= GOAL =
Beginning with the line that contains "Rebuild this chart", retype the entries below exactly, ending with the line that contains "import pandas as pd". Leave out any pictures.

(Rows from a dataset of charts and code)
-- begin --

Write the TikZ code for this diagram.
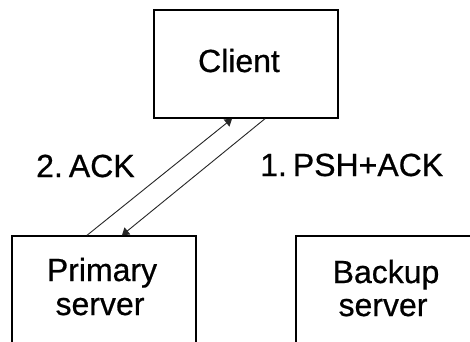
\documentclass[tikz,border=0pt]{standalone}
\usepackage{fontspec}
\setmainfont[FakeBold=0.6]{Liberation Sans}
\usetikzlibrary{arrows.meta}
\begin{document}
\begin{tikzpicture}[x=1pt,y=-1pt,
  box/.style={draw=black,line width=1.4pt,minimum width=184pt,minimum height=108pt,inner sep=0pt},
  txt/.style={inner sep=0pt,anchor=base,font=\fontsize{32}{34}\selectfont,text=black},
  msg/.style={draw=black!85,line width=0.9pt,-{Triangle[length=7pt,width=9pt]}}]
\useasboundingbox (0,0) rectangle (470,341);
\fill[white] (0,0) rectangle (470,341);
\clip (0,0) rectangle (470,341);
\node[box] (client) at (246,64) {};
\node[box] (primary) at (104,290) {};
\node[box] (backup) at (388,290) {};
\node[txt] (clienttxt) at (239,72) {Client};
\node[txt] (primtxt1) at (102,281) {Primary};
\node[txt] (primtxt2) at (100,315) {server};
\node[txt] (backtxt1) at (386,283) {Backup};
\node[txt] (backtxt2) at (383,316) {server};
\node[txt,anchor=base west] (ack) at (36,177) {2.\hspace{6pt}ACK};
\node[txt,anchor=base west] (psh) at (260,176) {1.\hspace{6pt}PSH+ACK};
\draw[msg] ([xshift=-17pt]primary.north) -- ([xshift=-14pt]client.south);
\draw[msg] ([xshift=19pt]client.south) -- ([xshift=18pt]primary.north);
\end{tikzpicture}
\end{document}
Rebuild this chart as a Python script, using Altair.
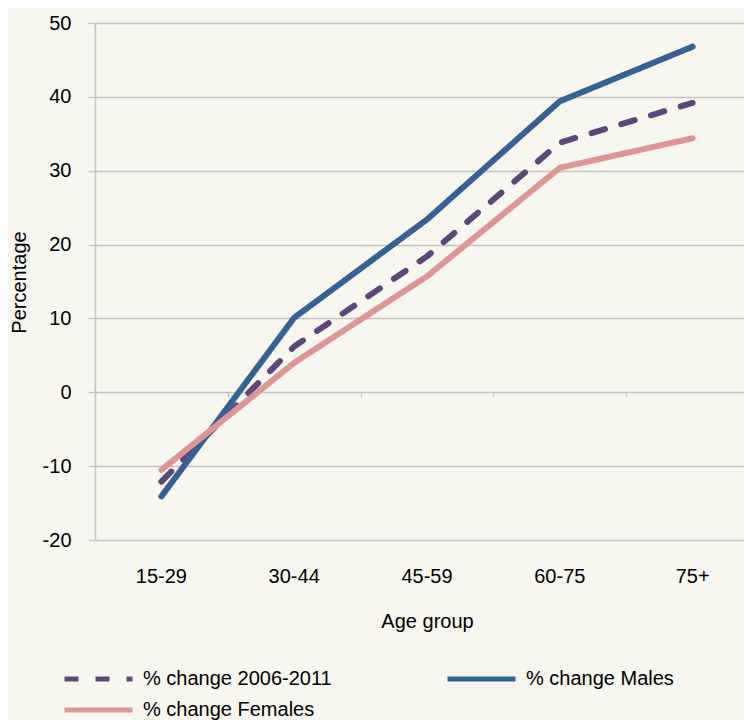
import altair as alt
import pandas as pd

ages = ["15-29", "30-44", "45-59", "60-75", "75+"]
series_names = ["% change 2006-2011", "% change Males", "% change Females"]
legend_order = ["% change 2006-2011", "% change Females", "% change Males"]
change_total = [-12.1, 6.2, 18.4, 33.8, 39.2]
change_males = [-14.1, 10.1, 23.4, 39.4, 46.8]
change_females = [-10.5, 4.0, 15.7, 30.4, 34.4]
series_colors = ["#5b477b", "#356194", "#dc9694"]
series_dash = [[14, 17], [1, 0], [1, 0]]
y_ticks = [-20, -10, 0, 10, 20, 30, 40, 50]

rows = []
for name, vals in zip(series_names, [change_total, change_males, change_females]):
    for a, v in zip(ages, vals):
        rows.append({"age": a, "series": name, "value": v})
df = pd.DataFrame(rows)

FONT = "Liberation Sans"
GRID = "#c3c3c3"

legend_cfg = alt.Legend(
    title=None, orient="none", legendX=-7.5, legendY=645, columns=2,
    columnPadding=105, rowPadding=10, symbolType="M-4,0H4", symbolSize=289,
    symbolStrokeWidth=5, labelFontSize=20, labelFont=FONT, labelColor="#000000",
    labelOffset=33.5, labelLimit=400, values=legend_order,
)

x_scale = alt.Scale(domain=ages, range=[0, 664], paddingInner=0, paddingOuter=0)
y_scale = alt.Scale(domain=[-20, 50], nice=False, zero=False)

y_enc = alt.Y("value:Q", scale=y_scale,
              axis=alt.Axis(title="Percentage", values=y_ticks, grid=True, gridColor=GRID,
                            gridWidth=1.3, domainColor=GRID, domainWidth=1.5, tickColor=GRID,
                            tickSize=7, tickWidth=1.3, labelPadding=17, labelFontSize=20,
                            labelFont=FONT, labelColor="#000000",
                            labelExpr="replace(datum.label, '\u2212', '-')",
                            titleFontSize=20, titleFont=FONT,
                            titleFontWeight="normal", titleColor="#000000", titleAngle=270,
                            titleX=-70, titleY=259, titleAlign="center",
                            titleBaseline="alphabetic"))

lines = alt.Chart(df).mark_line(strokeWidth=6, strokeCap="round", strokeJoin="round").encode(
    x=alt.X("age:N", sort=ages, scale=x_scale,
            axis=alt.Axis(title="Age group", orient="bottom", ticks=False, domain=False, grid=False,
                          labelPadding=26, labelAngle=0, labelFontSize=20, labelFont=FONT,
                          labelColor="#000000", titleFontSize=20, titleFont=FONT,
                          titleFontWeight="normal", titleColor="#000000", titleX=332, titleY=87,
                          titleBaseline="alphabetic")),
    y=y_enc,
    color=alt.Color("series:N", scale=alt.Scale(domain=series_names, range=series_colors),
                    legend=legend_cfg),
    strokeDash=alt.StrokeDash("series:N", scale=alt.Scale(domain=series_names, range=series_dash),
                              legend=legend_cfg),
    order=alt.Order("series_order:Q"),
).transform_calculate(
    series_order="indexof(['% change Females','% change 2006-2011','% change Males'], datum.series)"
)

zero_ticks = alt.Chart(df).mark_line(opacity=0).encode(
    x=alt.X("age:N", sort=ages, scale=x_scale,
            axis=alt.Axis(title=None, orient="bottom", offset=-148, labels=False, domain=False,
                          grid=False, ticks=True, tickSize=5, tickColor=GRID, tickWidth=1.3,
                          tickBand="extent")),
    y=y_enc,
    detail="series:N",
)

chart = alt.layer(zero_ticks, lines).resolve_axis(x="independent").properties(
    width=649, height=517,
    autosize=alt.AutoSizeParams(type="none"),
    padding={"left": 87, "top": 15, "right": 0, "bottom": 190},
    background="#f7f7f0",
).configure_view(stroke=None)

chart.save("out.html", embed_options={"renderer": "svg", "actions": False})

-- end --

= IN RESPONSE =
Rebuild this chart as a Python script, using Altair.
import altair as alt
import pandas as pd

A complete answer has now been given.